Şöyle bir örnek verelim: 500 yıl önce Yahudiler gelmiş, çok iyi yapmışlar. Gelirken, İspanyollar’ın soğuk badem çorbasını getirmişler. Ama o aslında bizim tarator! Bizde ceviz, badem, ekmek birleşir tarator olur. Sulandırırsan badem çorbası olur. Göçler, yeni gelenler, eskiden beri olanlar; hepsinin birleşimi olarak okumak lâzım bu mutfağı. Dolayısıyla değişime de açık olmak lâzım. Çünkü zaten değişmiş ve değişmeye devam edecek. Durağan bir şey olamaz.
Peki, bir tabağı güncel yapan, 300 yıl önce Osmanlı mutfağında sunulduğu halinden ayıran şey ne?
Aynı yemeği yaptığını düşünelim… Yediğinde, o günün insanı o yemekten çok keyif alabilir ama bugün sana ağır gelebilir, çok tatlı gelebilir, fazla tuzlu ya da garip gelebilir. Çünkü damak tadı da durağan bir şey değil, zaman içinde gelişen bir şey.
Peki, sadeleşiyor mu? Çünkü sanırım eski tarifler daha ağırdı.

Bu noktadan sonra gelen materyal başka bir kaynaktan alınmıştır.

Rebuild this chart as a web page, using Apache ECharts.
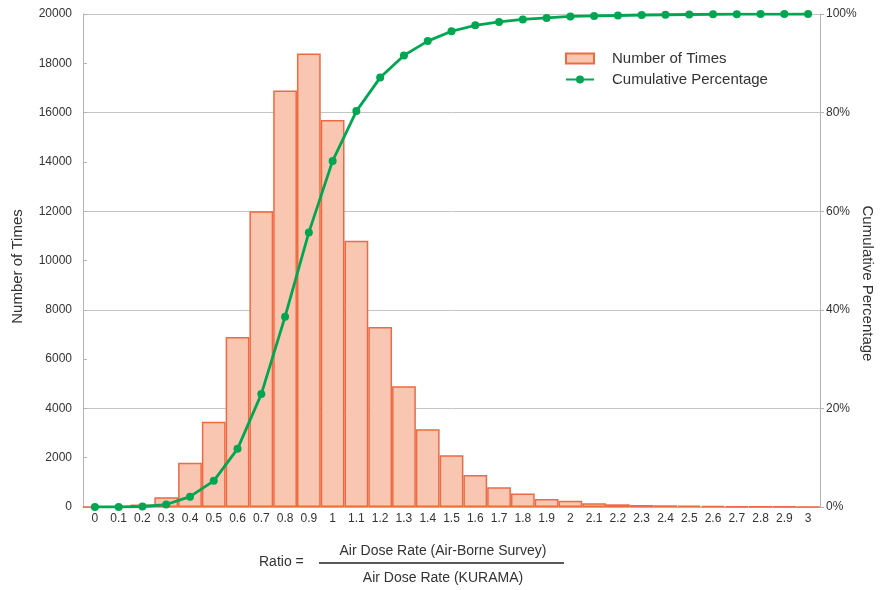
<!DOCTYPE html>
<html>
<head>
<meta charset="utf-8">
<script src="https://cdn.jsdelivr.net/npm/echarts@6/dist/echarts.min.js"></script>
<style>html,body{margin:0;padding:0;background:#fff}#c{width:880px;height:590px}</style>
</head>
<body>
<div id="c"></div>
<script>
var categories = ['0','0.1','0.2','0.3','0.4','0.5','0.6','0.7','0.8','0.9','1','1.1','1.2','1.3','1.4','1.5','1.6','1.7','1.8','1.9','2','2.1','2.2','2.3','2.4','2.5','2.6','2.7','2.8','2.9','3'];
var counts = [0,0,100,400,1800,3460,6900,12000,16900,18400,15700,10800,7300,4900,3150,2100,1300,800,550,320,250,150,110,80,70,60,40,30,20,15,10];
var cumulative = [0,0,0.1,0.5,2.1,5.3,11.8,22.9,38.6,55.7,70.2,80.3,87.1,91.6,94.5,96.5,97.7,98.4,98.9,99.2,99.5,99.6,99.7,99.8,99.85,99.9,99.95,99.97,99.98,99.99,100];
var leftTicks = {min:0, max:20000, interval:2000};
var rightTicks = {min:0, max:100, interval:20};

var txt = '#333';
var font = 'Liberation Sans, Arial, sans-serif';
var chart = echarts.init(document.getElementById('c'), null, {renderer:'canvas'});
chart.setOption({
  animation:false,
  textStyle:{fontFamily:font},
  grid:{left:83, right:60, top:14, bottom:83, containLabel:false, outerBoundsMode:'none'},
  legend:{
    orient:'vertical', left:560, top:46, itemWidth:28, itemHeight:10, itemGap:6,
    textStyle:{fontSize:15, color:txt, fontFamily:font, padding:[0,0,0,13]},
    data:[{name:'Number of Times', icon:'rect'},{name:'Cumulative Percentage'}]
  },
  xAxis:{
    type:'category', data:categories, boundaryGap:true,
    axisLine:{lineStyle:{color:'#b4b4b4', width:1}},
    axisTick:{inside:true, length:4, lineStyle:{color:'#b4b4b4'}, alignWithLabel:false},
    axisLabel:{fontSize:12, color:txt, margin:6, interval:0, fontFamily:font}
  },
  yAxis:[{
    type:'value', min:leftTicks.min, max:leftTicks.max, interval:leftTicks.interval,
    name:'Number of Times', nameLocation:'middle', nameGap:58, nameRotate:90, nameMoveOverlap:false,
    nameTextStyle:{fontSize:15, color:txt, fontFamily:font, padding:[0,12,0,0]},
    axisLine:{show:true, lineStyle:{color:'#b4b4b4'}},
    axisTick:{show:true, inside:true, length:4, lineStyle:{color:'#b4b4b4'}},
    splitLine:{show:false},
    axisLabel:{fontSize:12, color:txt, margin:11, fontFamily:font, formatter:function(v){return String(v);}}
  },{
    type:'value', min:rightTicks.min, max:rightTicks.max, interval:rightTicks.interval, position:'right',
    name:'Cumulative Percentage', nameLocation:'middle', nameGap:40, nameRotate:-90, nameMoveOverlap:false,
    nameTextStyle:{fontSize:15, color:txt, fontFamily:font, padding:[0,0,0,46]},
    axisLine:{show:true, lineStyle:{color:'#b4b4b4'}},
    axisTick:{show:true, inside:false, length:4, lineStyle:{color:'#b4b4b4'}},
    splitLine:{show:true, lineStyle:{color:'#c4c4c4', width:1}},
    axisLabel:{fontSize:12, color:txt, margin:6, formatter:function(v){return v+'%';}, fontFamily:font}
  }],
  series:[{
    name:'Number of Times', type:'bar', data:counts, barCategoryGap:'0%', barGap:'0%',
    itemStyle:{color:'#F9C7B1', borderColor:'#EE6A42', borderWidth:1.5}
  },{
    name:'Cumulative Percentage', type:'line', yAxisIndex:1, data:cumulative,
    symbol:'circle', symbolSize:8, showAllSymbol:true,
    lineStyle:{color:'#00A651', width:2.8},
    itemStyle:{color:'#00A651'}
  }],
  graphic:[
    {type:'text', left:259, top:555, style:{text:'Ratio =', font:'14px '+font, fill:txt}},
    {type:'text', x:443, y:551, style:{text:'Air Dose Rate (Air-Borne Survey)', font:'14px '+font, fill:txt, align:'center', verticalAlign:'middle'}},
    {type:'line', shape:{x1:319, y1:563, x2:564, y2:563}, style:{stroke:'#222', lineWidth:1.5}},
    {type:'text', x:443, y:578, style:{text:'Air Dose Rate (KURAMA)', font:'14px '+font, fill:txt, align:'center', verticalAlign:'middle'}}
  ]
});
</script>
</body>
</html>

Hayır, bunu sadeleşmek olarak okuyamam. Yağdan kurtulmak sadeleşmek olamaz. Hafiflemek olabilir. İnsan damağı değişirken, halkların yemeği de değişiyor. Yemek değiştikçe damak tadı değişiyor ya da tam tersi, damak tadı değiştikçe yemek değişiyor. Böyle bir yumurta-tavuk ilişkisi var. Değişe değişe, devine devine giden bir şey bu. Şimdi ben kendiminkine “yeni” dedim. Bazı şeyler çok eski, bazı şeyler gelişimi içinde kendine göre payını alıyor. Bugüne uygun bir uygulama hali benimki. Bugün ben bu yemeği yapıyorum. Günümüzün güncel mutfağı bu!
Bu durumda yabancı bir misafirle buraya geldiğimde, güncel İstanbul mutfağını çok rahat tanıtıp anlatabiliyorum. “Evdekine yakın çünkü” diyorum.
Evet, biz ev yemeği yapıyoruz ve bundan da gurur duyuyoruz. Ben ev yemeğini bir lokantaya adapte ettim. Aslında yaptığım işin bütün numarası bu.
Herkesin bu kadar çok sevmesinin sırrı bu mu?
Evet, bence bu. Çünkü ev yemeği yapıyoruz ve başka bir şey yapıyormuş gibi de davranmıyoruz. Bundan olsa olsa gurur duyarım. Ve o ev yemeğini bir lokantada vermenin yolunu buldum ben.